◆ **Given material**:
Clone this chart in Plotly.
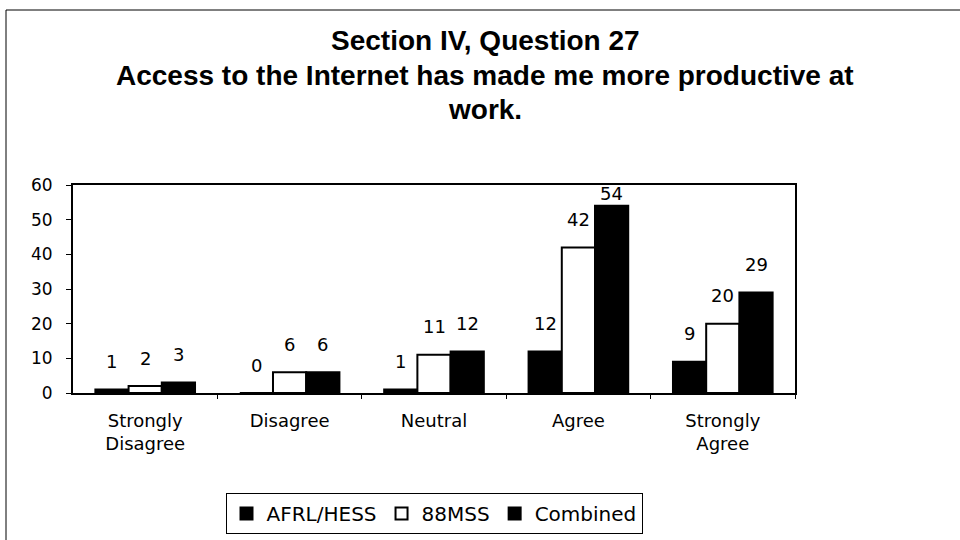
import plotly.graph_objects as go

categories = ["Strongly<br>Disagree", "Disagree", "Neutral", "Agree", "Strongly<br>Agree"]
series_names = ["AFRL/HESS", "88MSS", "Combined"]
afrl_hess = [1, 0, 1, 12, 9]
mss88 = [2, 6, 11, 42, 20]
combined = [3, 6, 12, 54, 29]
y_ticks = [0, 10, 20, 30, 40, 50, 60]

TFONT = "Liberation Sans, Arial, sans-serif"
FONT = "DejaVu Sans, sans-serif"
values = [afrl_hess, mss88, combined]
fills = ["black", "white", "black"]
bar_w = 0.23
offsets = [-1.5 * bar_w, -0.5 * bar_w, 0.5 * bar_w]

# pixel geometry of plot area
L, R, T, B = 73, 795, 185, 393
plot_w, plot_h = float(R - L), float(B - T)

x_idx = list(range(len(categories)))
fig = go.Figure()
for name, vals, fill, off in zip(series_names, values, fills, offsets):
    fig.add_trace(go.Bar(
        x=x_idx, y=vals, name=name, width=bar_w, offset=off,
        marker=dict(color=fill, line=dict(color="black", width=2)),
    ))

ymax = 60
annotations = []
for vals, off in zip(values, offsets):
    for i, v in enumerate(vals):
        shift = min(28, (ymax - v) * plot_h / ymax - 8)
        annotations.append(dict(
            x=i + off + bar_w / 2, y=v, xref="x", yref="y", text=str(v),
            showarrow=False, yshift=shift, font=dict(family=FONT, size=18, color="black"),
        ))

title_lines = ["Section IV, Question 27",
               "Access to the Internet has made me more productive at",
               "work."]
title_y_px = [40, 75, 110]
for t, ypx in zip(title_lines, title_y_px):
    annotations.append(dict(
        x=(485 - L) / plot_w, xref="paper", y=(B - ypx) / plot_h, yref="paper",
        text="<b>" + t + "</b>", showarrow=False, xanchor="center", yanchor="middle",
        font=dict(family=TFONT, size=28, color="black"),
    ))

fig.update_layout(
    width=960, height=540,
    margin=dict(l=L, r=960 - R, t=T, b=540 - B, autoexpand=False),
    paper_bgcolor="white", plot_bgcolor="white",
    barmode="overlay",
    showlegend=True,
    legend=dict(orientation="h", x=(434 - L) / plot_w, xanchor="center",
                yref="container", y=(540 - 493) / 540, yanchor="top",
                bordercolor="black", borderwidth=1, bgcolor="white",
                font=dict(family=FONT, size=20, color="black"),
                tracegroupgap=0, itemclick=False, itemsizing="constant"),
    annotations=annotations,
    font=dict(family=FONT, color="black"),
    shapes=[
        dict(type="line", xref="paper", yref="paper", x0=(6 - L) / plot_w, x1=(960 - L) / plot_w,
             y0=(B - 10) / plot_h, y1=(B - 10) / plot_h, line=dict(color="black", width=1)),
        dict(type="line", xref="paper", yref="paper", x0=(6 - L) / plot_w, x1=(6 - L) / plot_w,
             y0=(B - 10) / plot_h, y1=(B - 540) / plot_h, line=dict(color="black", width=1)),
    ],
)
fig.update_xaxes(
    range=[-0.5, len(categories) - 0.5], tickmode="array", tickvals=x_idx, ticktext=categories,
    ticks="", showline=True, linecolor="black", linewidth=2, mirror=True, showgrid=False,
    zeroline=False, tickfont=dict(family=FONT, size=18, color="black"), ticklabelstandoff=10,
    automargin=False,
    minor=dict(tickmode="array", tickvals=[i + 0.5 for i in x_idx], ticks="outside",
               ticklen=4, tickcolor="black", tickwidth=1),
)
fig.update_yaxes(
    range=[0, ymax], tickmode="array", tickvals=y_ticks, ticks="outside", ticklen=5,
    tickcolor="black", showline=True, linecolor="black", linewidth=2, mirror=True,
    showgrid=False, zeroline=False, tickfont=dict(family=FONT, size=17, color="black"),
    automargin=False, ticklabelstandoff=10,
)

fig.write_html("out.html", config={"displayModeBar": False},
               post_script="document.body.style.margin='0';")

◆ **Exercise brief**: Please extract exactly the lines of the data, from the first through the line containing "import plotly.graph_objects as go", and add no pictures to the copy.

◆ **Task result**:
Clone this chart in Plotly.
import plotly.graph_objects as go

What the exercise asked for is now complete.